Correct me if I'm wrong...?
A Dockerfile is not a reproducible set of build instructions in most cases. I'd guess that the vast majority of Dockerfiles are not reproducible.
Let's look at an example dockerfile for redis (based on [0])
(Note, modified from upstream for this example; won't actually build)
The unreproducible bits are the following:
1. FROM debian:buster-slim -- unreproducible, the base image may change
2. apt-get update && apt-get install -- unreproducible, will give a different version of gcc and other apt packages at different times
Those two bits of unreprodicble-ness are so core to the image, that they result in every other step not being reproducible either.
As a result, when you 'docker build' that over time, it's very unlikely you'll get a bit-for-bit identical redis binary at the other end. Even a minor gcc version change will likely result in a different binary.
As a contrast to this, let's look at a reproducible build of redis using nix. In nixpkgs, it looks like so [1].
If I want a reproducible shell environment, I simply have to pin down its dependencies, which can be done by the following:
If I distribute that nix expression, and say "I ran it with nix version 2.3", that is sufficient for anyone to get a bit-for-bit identical redis binary. Even if the binary cache (which lets me not compile it) were to go away, that nixpkgs revision expresses the build instructions, including the exact version of gcc. Sure, if the binary cache were deleted, it would take multiple hours for everything to compile, but I'd still end up with a bit-for-bit identical copy of redis.
This is true of the majority of nix packages. All commands are run in a sandbox with no access to most of the filesystem or network, encouraging reproducibility. Network access is mediated by special functions (like fetchTarball and fetchGit) which require including a sha256.
All network access going through those specially denoted means of network IO means it's very easy to back up all dependencies (i.e. the redis source code referenced in [1]), and the sha256 means it's easy to use mirrors without having to trust them to be unmodified.
It's possible to make an unreproducible nix package, but it requires going out of your way to do so, and rarely happens in practice.

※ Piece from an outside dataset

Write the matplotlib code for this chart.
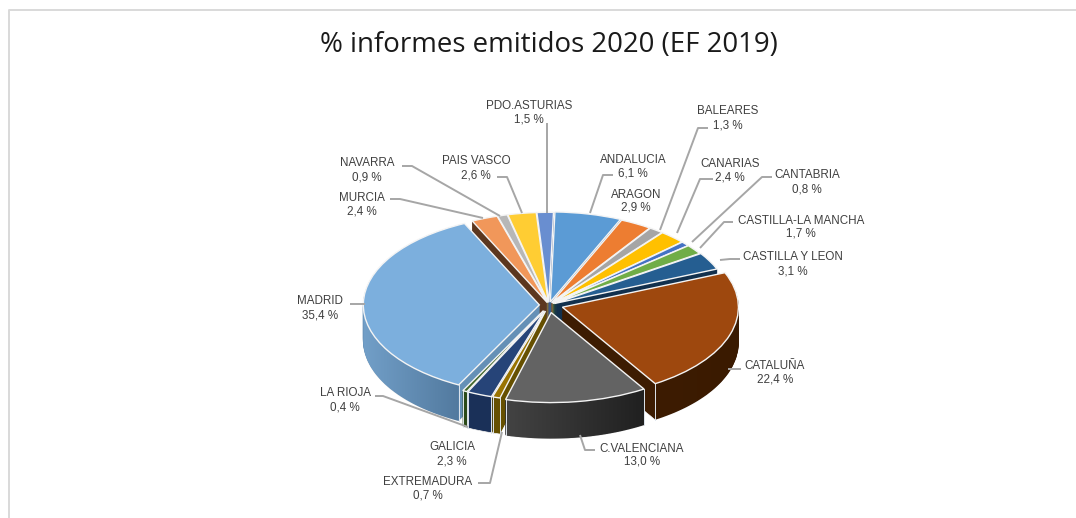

Conversely, it's possible to make a reproducible dockerfile, but it requires going out of your way to do so, and rarely happens in practice.
Oh, and for bonus points, you can build reproduible docker images using nix. This post has a good intro to how to play with that [2].
[0]: https://github.com/docker-library/redis/blob/bfd904a808cf68d...
[1]: https://github.com/NixOS/nixpkgs/blob/a7832c42da266857e98516...
[2]: https://christine.website/blog/i-was-wrong-about-nix-2020-02...
Unless something changed in the months since I have used Nix, this will not get you bit-for-bit reproducible builds. Nix builds its hash tree from the source files of your package and the hashes of its dependencies. The build output is not considered at any step of process.
I was under the impression that Nix also wants to provide bit-for-bit reproducible builds, but that that is a much longer term goal. The immediate value proposition of Nix is ensuring that your source and your dependencies' source are the same.
You're right that nixos / all nix packages isn't/aren't perfectly reproducible.
In practice, most of the packages in the nixos base system seem to be reproducible, as tested here: https://r13y.com/
Naturally, that doesn't prove they are perfectly reproducible, merely that we don't observe unreproducibility.
Nix has tooling, like `nix-build --check`, the sandbox, etc which make it much easier to make things likely to be reproducible.
I'm actually fairly confident that the redis package is reproducible (having run `nix-build --check` on it, and seen it have identical outputs across machines), which is part of why I picked it as my example above.
However, I think my point stands. Dockerfiles make no real attempt to enforce reproducibility, and rarely are reproducible.
Nix packages push you in the right direction, and from practical observation, usually are reproducible.
This is true, but the Nix sandbox does make it a little easier. If you're going for bit-for-bit reproducibility, it has some nice features that help, like normalizing the date, hostname, and so on. And optionally you can use a fixed output derivation where you lock the output to a specific hash.
the focus of nix in the build process is the ideal of if you have three build inputs bash 4, gcc 4.8.<patch>, libc <whatever version> , and the source of the package being the same(hash-wise) , the output is very much(for most cases) going to be the same, since nix itself(even on non-nixos) uses very little of the system stuff, it won't be using the system libc, gcc, bash, ncurses, etc, it will use its own that is lock to a version down to the hash, it follow a target(with exact spec) -> output , where as Dockerfile more resemble, of a build that is output first , and not doing build very often, this is why Nix have their own CI/CD system, Hydra to allow ensure daily or even hourly safety of reproducible builds
Exactly. Basically, if your product needs network access during build, you don't have a reproducible build, and if you don't have a reproducible build, it's only a matter of time before something goes horribly wrong.